For this exercise, repeat all of the material verbatim apart from its images.
***
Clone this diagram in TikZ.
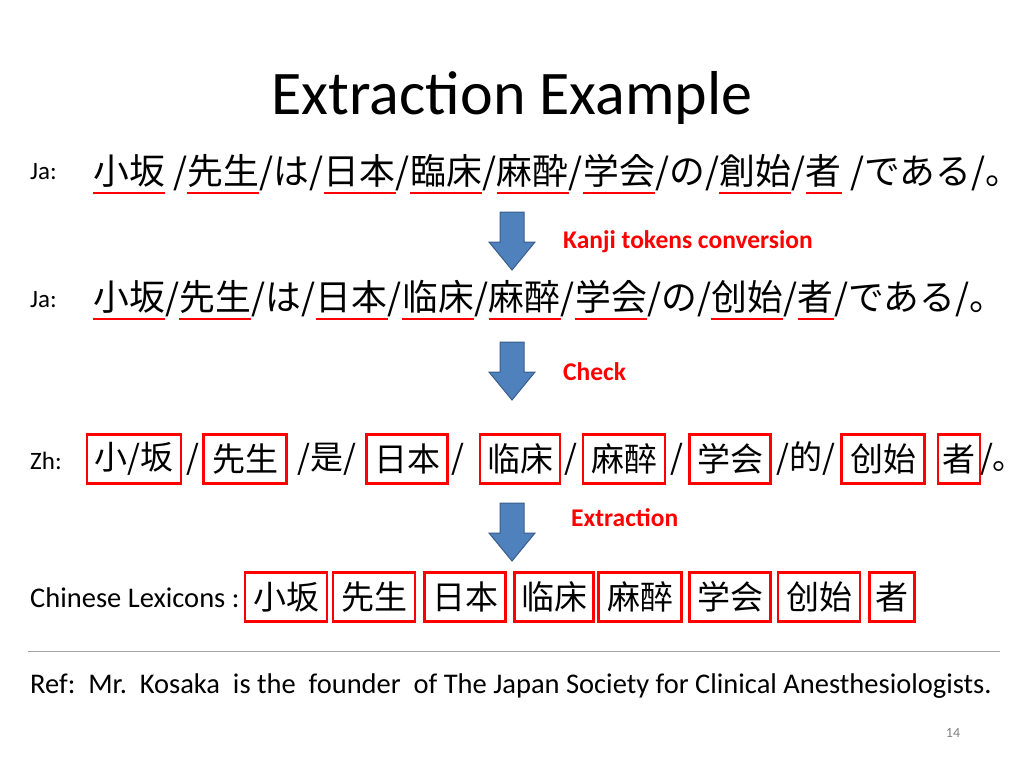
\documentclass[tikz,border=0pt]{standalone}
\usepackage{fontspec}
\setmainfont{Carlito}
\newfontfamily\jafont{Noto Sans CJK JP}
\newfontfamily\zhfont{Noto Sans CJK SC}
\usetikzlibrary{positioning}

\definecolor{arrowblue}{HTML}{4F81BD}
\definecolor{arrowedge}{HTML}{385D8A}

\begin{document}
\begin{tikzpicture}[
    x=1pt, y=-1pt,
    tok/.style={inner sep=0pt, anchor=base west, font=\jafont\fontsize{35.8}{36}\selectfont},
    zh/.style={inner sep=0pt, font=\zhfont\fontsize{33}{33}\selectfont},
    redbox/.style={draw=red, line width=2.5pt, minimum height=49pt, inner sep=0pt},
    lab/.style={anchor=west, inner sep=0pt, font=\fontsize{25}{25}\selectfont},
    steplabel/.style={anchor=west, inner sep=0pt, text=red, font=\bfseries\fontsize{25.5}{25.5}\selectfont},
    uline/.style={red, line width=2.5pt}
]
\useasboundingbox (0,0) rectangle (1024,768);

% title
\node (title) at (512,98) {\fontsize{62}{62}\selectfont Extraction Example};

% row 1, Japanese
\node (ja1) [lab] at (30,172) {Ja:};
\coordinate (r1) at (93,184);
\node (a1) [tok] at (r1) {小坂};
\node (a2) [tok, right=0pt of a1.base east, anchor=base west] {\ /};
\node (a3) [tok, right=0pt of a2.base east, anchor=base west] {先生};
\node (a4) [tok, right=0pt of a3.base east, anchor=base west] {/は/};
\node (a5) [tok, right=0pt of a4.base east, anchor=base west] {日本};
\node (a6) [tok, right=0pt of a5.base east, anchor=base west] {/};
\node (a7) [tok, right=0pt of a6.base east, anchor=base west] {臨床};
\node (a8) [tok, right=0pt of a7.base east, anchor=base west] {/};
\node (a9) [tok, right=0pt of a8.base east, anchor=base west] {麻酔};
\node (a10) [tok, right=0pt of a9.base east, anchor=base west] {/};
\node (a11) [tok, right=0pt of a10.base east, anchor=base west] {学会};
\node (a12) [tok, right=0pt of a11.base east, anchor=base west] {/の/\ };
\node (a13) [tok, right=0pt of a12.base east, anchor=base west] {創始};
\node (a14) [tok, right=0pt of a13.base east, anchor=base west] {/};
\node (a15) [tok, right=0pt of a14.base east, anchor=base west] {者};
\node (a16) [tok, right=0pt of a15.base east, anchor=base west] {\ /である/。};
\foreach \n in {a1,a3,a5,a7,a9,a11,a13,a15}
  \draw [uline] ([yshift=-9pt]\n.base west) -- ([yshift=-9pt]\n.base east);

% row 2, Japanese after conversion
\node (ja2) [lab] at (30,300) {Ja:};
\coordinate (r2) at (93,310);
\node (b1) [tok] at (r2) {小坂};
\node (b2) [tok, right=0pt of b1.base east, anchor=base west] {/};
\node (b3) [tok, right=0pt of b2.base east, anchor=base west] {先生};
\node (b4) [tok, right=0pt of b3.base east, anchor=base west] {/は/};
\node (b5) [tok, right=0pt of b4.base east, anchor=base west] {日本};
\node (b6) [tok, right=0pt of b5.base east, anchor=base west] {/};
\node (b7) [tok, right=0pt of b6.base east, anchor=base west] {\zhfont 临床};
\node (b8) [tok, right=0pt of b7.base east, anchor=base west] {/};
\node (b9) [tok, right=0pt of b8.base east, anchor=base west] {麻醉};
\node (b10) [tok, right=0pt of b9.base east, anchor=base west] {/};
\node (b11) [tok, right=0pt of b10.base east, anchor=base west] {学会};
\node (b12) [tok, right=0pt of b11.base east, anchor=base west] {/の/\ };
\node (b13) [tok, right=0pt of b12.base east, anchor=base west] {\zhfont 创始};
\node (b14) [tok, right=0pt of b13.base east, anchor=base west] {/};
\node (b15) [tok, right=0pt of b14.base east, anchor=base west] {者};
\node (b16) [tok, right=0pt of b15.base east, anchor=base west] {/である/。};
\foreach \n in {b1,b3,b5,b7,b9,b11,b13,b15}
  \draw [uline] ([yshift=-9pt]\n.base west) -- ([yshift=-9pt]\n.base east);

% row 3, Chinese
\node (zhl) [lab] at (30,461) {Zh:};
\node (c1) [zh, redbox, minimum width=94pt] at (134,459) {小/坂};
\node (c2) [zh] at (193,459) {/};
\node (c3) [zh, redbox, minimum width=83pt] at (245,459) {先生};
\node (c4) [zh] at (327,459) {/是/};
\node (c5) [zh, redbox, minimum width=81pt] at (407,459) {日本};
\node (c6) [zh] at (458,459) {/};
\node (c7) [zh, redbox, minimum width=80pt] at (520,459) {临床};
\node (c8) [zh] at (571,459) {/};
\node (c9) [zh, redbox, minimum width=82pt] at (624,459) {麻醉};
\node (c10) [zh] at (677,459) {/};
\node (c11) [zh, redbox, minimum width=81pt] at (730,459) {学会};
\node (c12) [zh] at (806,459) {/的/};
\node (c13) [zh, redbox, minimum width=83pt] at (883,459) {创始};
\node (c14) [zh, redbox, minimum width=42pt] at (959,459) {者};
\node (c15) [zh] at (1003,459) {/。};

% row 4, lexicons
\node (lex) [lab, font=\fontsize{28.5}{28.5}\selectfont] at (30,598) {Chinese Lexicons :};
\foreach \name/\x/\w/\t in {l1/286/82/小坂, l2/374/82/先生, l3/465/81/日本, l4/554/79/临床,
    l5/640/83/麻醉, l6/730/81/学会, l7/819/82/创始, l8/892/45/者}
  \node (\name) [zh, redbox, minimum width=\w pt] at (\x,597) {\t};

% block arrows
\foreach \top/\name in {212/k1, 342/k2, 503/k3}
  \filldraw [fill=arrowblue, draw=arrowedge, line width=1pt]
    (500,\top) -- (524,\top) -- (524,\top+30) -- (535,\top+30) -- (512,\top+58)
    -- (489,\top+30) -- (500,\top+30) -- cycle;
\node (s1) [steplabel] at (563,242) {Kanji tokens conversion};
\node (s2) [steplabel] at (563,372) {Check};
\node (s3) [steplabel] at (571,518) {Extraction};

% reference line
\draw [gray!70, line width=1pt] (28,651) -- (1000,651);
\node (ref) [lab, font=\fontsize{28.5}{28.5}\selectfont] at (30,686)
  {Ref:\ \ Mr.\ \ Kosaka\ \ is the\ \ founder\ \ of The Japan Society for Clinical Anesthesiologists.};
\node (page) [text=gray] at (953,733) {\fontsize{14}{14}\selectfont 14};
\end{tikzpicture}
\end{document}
***
* RESULT
Clone this diagram in TikZ.
\documentclass[tikz,border=0pt]{standalone}
\usepackage{fontspec}
\setmainfont{Carlito}
\newfontfamily\jafont{Noto Sans CJK JP}
\newfontfamily\zhfont{Noto Sans CJK SC}
\usetikzlibrary{positioning}

\definecolor{arrowblue}{HTML}{4F81BD}
\definecolor{arrowedge}{HTML}{385D8A}

\begin{document}
\begin{tikzpicture}[
    x=1pt, y=-1pt,
    tok/.style={inner sep=0pt, anchor=base west, font=\jafont\fontsize{35.8}{36}\selectfont},
    zh/.style={inner sep=0pt, font=\zhfont\fontsize{33}{33}\selectfont},
    redbox/.style={draw=red, line width=2.5pt, minimum height=49pt, inner sep=0pt},
    lab/.style={anchor=west, inner sep=0pt, font=\fontsize{25}{25}\selectfont},
    steplabel/.style={anchor=west, inner sep=0pt, text=red, font=\bfseries\fontsize{25.5}{25.5}\selectfont},
    uline/.style={red, line width=2.5pt}
]
\useasboundingbox (0,0) rectangle (1024,768);

% title
\node (title) at (512,98) {\fontsize{62}{62}\selectfont Extraction Example};

% row 1, Japanese
\node (ja1) [lab] at (30,172) {Ja:};
\coordinate (r1) at (93,184);
\node (a1) [tok] at (r1) {小坂};
\node (a2) [tok, right=0pt of a1.base east, anchor=base west] {\ /};
\node (a3) [tok, right=0pt of a2.base east, anchor=base west] {先生};
\node (a4) [tok, right=0pt of a3.base east, anchor=base west] {/は/};
\node (a5) [tok, right=0pt of a4.base east, anchor=base west] {日本};
\node (a6) [tok, right=0pt of a5.base east, anchor=base west] {/};
\node (a7) [tok, right=0pt of a6.base east, anchor=base west] {臨床};
\node (a8) [tok, right=0pt of a7.base east, anchor=base west] {/};
\node (a9) [tok, right=0pt of a8.base east, anchor=base west] {麻酔};
\node (a10) [tok, right=0pt of a9.base east, anchor=base west] {/};
\node (a11) [tok, right=0pt of a10.base east, anchor=base west] {学会};
\node (a12) [tok, right=0pt of a11.base east, anchor=base west] {/の/\ };
\node (a13) [tok, right=0pt of a12.base east, anchor=base west] {創始};
\node (a14) [tok, right=0pt of a13.base east, anchor=base west] {/};
\node (a15) [tok, right=0pt of a14.base east, anchor=base west] {者};
\node (a16) [tok, right=0pt of a15.base east, anchor=base west] {\ /である/。};
\foreach \n in {a1,a3,a5,a7,a9,a11,a13,a15}
  \draw [uline] ([yshift=-9pt]\n.base west) -- ([yshift=-9pt]\n.base east);

% row 2, Japanese after conversion
\node (ja2) [lab] at (30,300) {Ja:};
\coordinate (r2) at (93,310);
\node (b1) [tok] at (r2) {小坂};
\node (b2) [tok, right=0pt of b1.base east, anchor=base west] {/};
\node (b3) [tok, right=0pt of b2.base east, anchor=base west] {先生};
\node (b4) [tok, right=0pt of b3.base east, anchor=base west] {/は/};
\node (b5) [tok, right=0pt of b4.base east, anchor=base west] {日本};
\node (b6) [tok, right=0pt of b5.base east, anchor=base west] {/};
\node (b7) [tok, right=0pt of b6.base east, anchor=base west] {\zhfont 临床};
\node (b8) [tok, right=0pt of b7.base east, anchor=base west] {/};
\node (b9) [tok, right=0pt of b8.base east, anchor=base west] {麻醉};
\node (b10) [tok, right=0pt of b9.base east, anchor=base west] {/};
\node (b11) [tok, right=0pt of b10.base east, anchor=base west] {学会};
\node (b12) [tok, right=0pt of b11.base east, anchor=base west] {/の/\ };
\node (b13) [tok, right=0pt of b12.base east, anchor=base west] {\zhfont 创始};
\node (b14) [tok, right=0pt of b13.base east, anchor=base west] {/};
\node (b15) [tok, right=0pt of b14.base east, anchor=base west] {者};
\node (b16) [tok, right=0pt of b15.base east, anchor=base west] {/である/。};
\foreach \n in {b1,b3,b5,b7,b9,b11,b13,b15}
  \draw [uline] ([yshift=-9pt]\n.base west) -- ([yshift=-9pt]\n.base east);

% row 3, Chinese
\node (zhl) [lab] at (30,461) {Zh:};
\node (c1) [zh, redbox, minimum width=94pt] at (134,459) {小/坂};
\node (c2) [zh] at (193,459) {/};
\node (c3) [zh, redbox, minimum width=83pt] at (245,459) {先生};
\node (c4) [zh] at (327,459) {/是/};
\node (c5) [zh, redbox, minimum width=81pt] at (407,459) {日本};
\node (c6) [zh] at (458,459) {/};
\node (c7) [zh, redbox, minimum width=80pt] at (520,459) {临床};
\node (c8) [zh] at (571,459) {/};
\node (c9) [zh, redbox, minimum width=82pt] at (624,459) {麻醉};
\node (c10) [zh] at (677,459) {/};
\node (c11) [zh, redbox, minimum width=81pt] at (730,459) {学会};
\node (c12) [zh] at (806,459) {/的/};
\node (c13) [zh, redbox, minimum width=83pt] at (883,459) {创始};
\node (c14) [zh, redbox, minimum width=42pt] at (959,459) {者};
\node (c15) [zh] at (1003,459) {/。};

% row 4, lexicons
\node (lex) [lab, font=\fontsize{28.5}{28.5}\selectfont] at (30,598) {Chinese Lexicons :};
\foreach \name/\x/\w/\t in {l1/286/82/小坂, l2/374/82/先生, l3/465/81/日本, l4/554/79/临床,
    l5/640/83/麻醉, l6/730/81/学会, l7/819/82/创始, l8/892/45/者}
  \node (\name) [zh, redbox, minimum width=\w pt] at (\x,597) {\t};

% block arrows
\foreach \top/\name in {212/k1, 342/k2, 503/k3}
  \filldraw [fill=arrowblue, draw=arrowedge, line width=1pt]
    (500,\top) -- (524,\top) -- (524,\top+30) -- (535,\top+30) -- (512,\top+58)
    -- (489,\top+30) -- (500,\top+30) -- cycle;
\node (s1) [steplabel] at (563,242) {Kanji tokens conversion};
\node (s2) [steplabel] at (563,372) {Check};
\node (s3) [steplabel] at (571,518) {Extraction};

% reference line
\draw [gray!70, line width=1pt] (28,651) -- (1000,651);
\node (ref) [lab, font=\fontsize{28.5}{28.5}\selectfont] at (30,686)
  {Ref:\ \ Mr.\ \ Kosaka\ \ is the\ \ founder\ \ of The Japan Society for Clinical Anesthesiologists.};
\node (page) [text=gray] at (953,733) {\fontsize{14}{14}\selectfont 14};
\end{tikzpicture}
\end{document}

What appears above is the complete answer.